Uprating of Benefits Applies From Mid-May
The 1.7% annual uprating of Universal Credit payments started on April 7, 2025, and applies from Tuesday, May 13 onward for those whose assessment periods run from April 7 to May 6. Other recipients will receive the updated payment later in May or June, depending on their claim cycle.
Universal Credit payments are calculated based on a one-month assessment, followed by a payment issued seven days later.
Final Increase to Lcwra Benefit Before 2026 Reforms
The Limited Capability for Work and Work-Related Activity (LCWRA) element has increased to £423.27 per month, up from £416.19, starting with payments issued on or after May 13. This is the final uprating before future reforms.
From April 2026, new LCWRA awards will be reduced to half the current amount, resulting in a potential loss of £47 per week, or around £2,450 per year, compared to existing recipients. This reduced amount will remain frozen until at least the 2028–2029 financial year.
The Work Capability Assessment, which determines LCWRA eligibility, will be abolished in 2026. Instead, a new Universal Credit health element will be introduced for claimants already receiving the daily living component of Personal Independence Payment (PIP).
No New Cost of Living Payments Planned, Confirms Government
The UK government has issued a clarification regarding Cost of Living Payments :
DWP is not planning to make any more Cost of Living Payments.

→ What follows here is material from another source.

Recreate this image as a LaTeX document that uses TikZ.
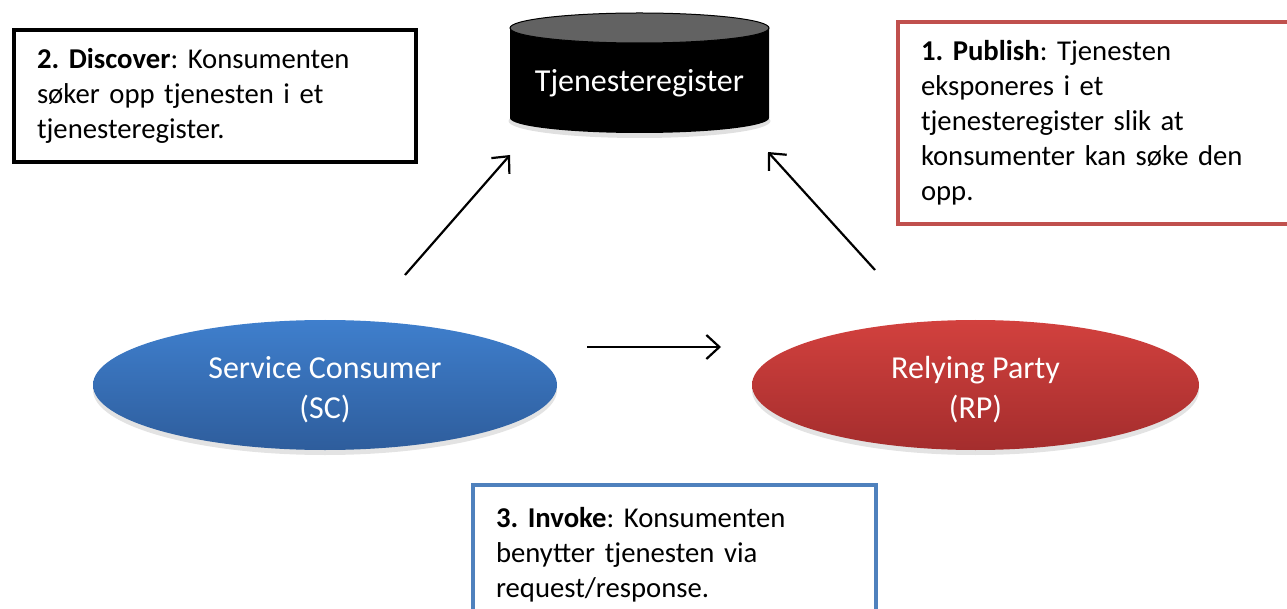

Find out about help you can get with the cost of living.
You may have been entitled to payments to help with the cost of living if you were getting certain benefits or tax credits on certain dates between 2022 and 2024.
This clarification comes after the spread of misinformation online suggesting further payments might be planned.
The Household Support Fund, a key support mechanism for vulnerable households, has been extended until March 31, 2026, with an additional £742 million allocated by the Department for Work and Pensions.
Local councils in England will distribute the funds, using their discretion to determine which households qualify for assistance based on local needs.